Tower had planned to use Hard Rock Resort and Casino International as the manager. The contract was recently terminated due to certain timing requirements related to licensing by the PGCB, a deadline that Hard Rock's management didn't believe it could meet, according to Blatstein.
Isle of Capri previously was been approved for licensure by the PGCB to manage and operate Lady Luck Casino at Nemacolin Woodlands Resort in southwestern Pennsylvania.
The Provence is a 1.25 million-square-foot proposal, calling for a 125-key hotel to be housed in the landmark tower of the former newspaper building. The casino, totaling 120,000 square feet, will house 3,300 gaming machines and 150 table games. The development also calls for a 120,000-square-foot family-oriented rooftop village; 75,000 square-foot concert hall; eight restaurants; private swim club with two pools; 9,000 square-foot nightclub; 60,000 square feet of upscale shops; 20,000 square-foot Spa & Fitness Center; 50,000 combined square-feet of meeting and event space; and two indoor parking garages. The Casino at The Provence comprises less than 20 percent of the complex’s total scope.
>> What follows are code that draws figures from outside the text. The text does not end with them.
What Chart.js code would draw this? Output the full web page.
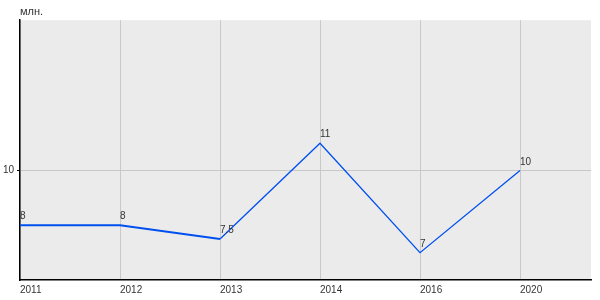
<!DOCTYPE html>
<html>
<head>
<meta charset="utf-8">
<script src="https://cdn.jsdelivr.net/npm/chart.js@4/dist/chart.umd.min.js"></script>
<style>
  html, body { margin: 0; padding: 0; background: #fff; }
  #wrap { width: 600px; height: 300px; }
</style>
</head>
<body>
<div id="wrap"><canvas id="lineChart"></canvas></div>
<script>
const years = ["2011", "2012", "2013", "2014", "2016", "2020"];
const values = [8, 8, 7.5, 11, 7, 10];
const valueLabels = ["8", "8", "7.5", "11", "7", "10"];
const yTicks = [10];
const unitLabel = "млн.";

const points = values.map((v, i) => ({ x: i, y: v }));

// fond gris de la zone de tracé
const plotBackground = {
  id: "plotBackground",
  beforeDraw(chart) {
    const { ctx, chartArea: a } = chart;
    ctx.save();
    ctx.fillStyle = "#ebebeb";
    ctx.fillRect(a.left, a.top, a.right - a.left, a.bottom - a.top);
    ctx.restore();
  },
};

// étiquettes de valeur au-dessus des points
const valueLabelsPlugin = {
  id: "valueLabels",
  afterDatasetsDraw(chart) {
    const { ctx } = chart;
    const meta = chart.getDatasetMeta(0);
    ctx.save();
    ctx.font = "10px Arial, 'Liberation Sans', sans-serif";
    ctx.fillStyle = "#333";
    ctx.textAlign = "left";
    ctx.textBaseline = "alphabetic";
    meta.data.forEach((pt, i) => {
      ctx.fillText(valueLabels[i], pt.x, pt.y - 6);
    });
    ctx.restore();
  },
};

new Chart(document.getElementById("lineChart"), {
  type: "line",
  data: {
    datasets: [
      {
        data: points,
        borderColor: "#0050f0",
        borderWidth: 1.3,
        pointRadius: 0,
        tension: 0,
        fill: false,
        segment: {
          borderWidth: (c) => (c.p0DataIndex < 2 ? 2 : 1.3),
        },
      },
    ],
  },
  options: {
    responsive: true,
    maintainAspectRatio: false,
    animation: false,
    layout: { padding: { left: 0, right: 9, top: 0, bottom: 0 } },
    plugins: {
      legend: { display: false },
      tooltip: { enabled: false },
      title: {
        display: true,
        text: unitLabel,
        align: "start",
        fullSize: false,
        color: "#333",
        font: { family: "Arial, 'Liberation Sans', sans-serif", size: 11, weight: "normal" },
        padding: { top: 5, bottom: 2 },
      },
    },
    scales: {
      x: {
        type: "linear",
        min: 0,
        max: 5.71,
        afterBuildTicks: (axis) => {
          axis.ticks = years.map((_, i) => ({ value: i }));
        },
        afterFit: (axis) => {
          axis.height = 20;
        },
        ticks: {
          align: "start",
          padding: 4,
          color: "#333",
          font: { family: "Arial, 'Liberation Sans', sans-serif", size: 10 },
          maxRotation: 0,
          callback: (v) => years[v],
        },
        grid: { color: "#c8c8c8", drawTicks: false },
        border: { color: "#000", width: 1.5 },
      },
      y: {
        min: 6,
        max: 15.5,
        afterBuildTicks: (axis) => {
          axis.ticks = yTicks.map((v) => ({ value: v }));
        },
        afterFit: (axis) => {
          axis.width = 20;
        },
        ticks: {
          padding: 3,
          color: "#333",
          font: { family: "Arial, 'Liberation Sans', sans-serif", size: 10 },
        },
        grid: { color: "#c8c8c8", tickLength: 3, tickColor: "#000" },
        border: { color: "#000", width: 1.5 },
      },
    },
  },
  plugins: [plotBackground, valueLabelsPlugin],
});
</script>
</body>
</html>
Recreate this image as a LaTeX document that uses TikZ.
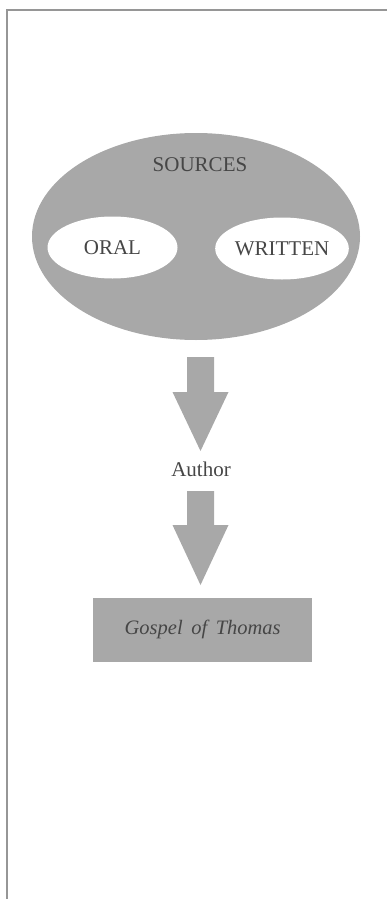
\documentclass[tikz,border=0pt]{standalone}
\usepackage{fontspec}
\setmainfont{Liberation Serif}
\definecolor{fillgray}{RGB}{168,168,168}
\definecolor{txtgray}{RGB}{70,70,70}
\definecolor{framegray}{RGB}{150,150,150}
\usetikzlibrary{shapes.geometric}
\tikzset{
  outer/.style={ellipse, fill=fillgray, minimum width=328pt, minimum height=207pt, inner sep=0pt},
  inner/.style={ellipse, fill=white, minimum width=130pt, minimum height=62pt, inner sep=0pt, text=txtgray, font=\fontsize{21}{25}\selectfont},
  lbl/.style={text=txtgray, font=\fontsize{21}{25}\selectfont, inner sep=0pt},
  bigarrow/.style={fill=fillgray},
  bookbox/.style={rectangle, fill=fillgray, minimum width=219pt, minimum height=64pt, inner sep=0pt, text=txtgray, font=\fontsize{20.5}{24}\selectfont\itshape}
}
\begin{document}
\begin{tikzpicture}[x=1pt,y=-1pt]
\useasboundingbox (0,0) rectangle (387,899);
\draw[framegray, line width=1.5pt] (7,899) -- (7,10) -- (387,10);
\node[outer] (src) at (196,236.5) {};
\node[lbl] (srct) at (200,165) {SOURCES};
\node[inner] (oral) at (112.5,247.5) {ORAL};
\node[inner] (writ) at (282,248.5) {WRITTEN};
\node[lbl, anchor=base] (auth) at (201,476) {Author};
\node[bookbox] (gos) at (202.7,629.5) {Gospel \,of \,Thomas};
% block arrows
\coordinate (t1) at (200.5,357);
\coordinate (p1) at (200.5,451);
\coordinate (t2) at (200.5,491);
\coordinate (p2) at (200.5,585);
\fill[bigarrow] ([xshift=-13.5pt]t1) -- ([xshift=13.5pt]t1) -- ([xshift=13.5pt,yshift=59pt]p1) -- ([xshift=28pt,yshift=59pt]p1) -- (p1) -- ([xshift=-28pt,yshift=59pt]p1) -- ([xshift=-13.5pt,yshift=59pt]p1) -- cycle;
\fill[bigarrow] ([xshift=-13.5pt]t2) -- ([xshift=13.5pt]t2) -- ([xshift=13.5pt,yshift=60pt]p2) -- ([xshift=28pt,yshift=60pt]p2) -- (p2) -- ([xshift=-28pt,yshift=60pt]p2) -- ([xshift=-13.5pt,yshift=60pt]p2) -- cycle;
\end{tikzpicture}
\end{document}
The developer is projecting the resort and casino will result in 3,500 jobs and $9 million in city tax revenues related to construction. After its completed, another 3,500 jobs and $25 million of annual tax revenue are projected from gaming revenue, ongoing operations and ancillary spending. Tower plans to fill more than 2,000 permanent and temporary jobs with residents in the surrounding area.
If developed, the Provence could spark two million to three million of commercial and residential development during the next decade, which could equate to $1 billion of investment in the Center City as well as serve as a catalyst for bookings at the expanded Pennsylvania Convention Center and tourism. As for the state, Tower projects the project will create 11,400 jobs and $30 million in tax revenues during construction and 7,800 jobs and $199 million in annual revenue once it's up and running.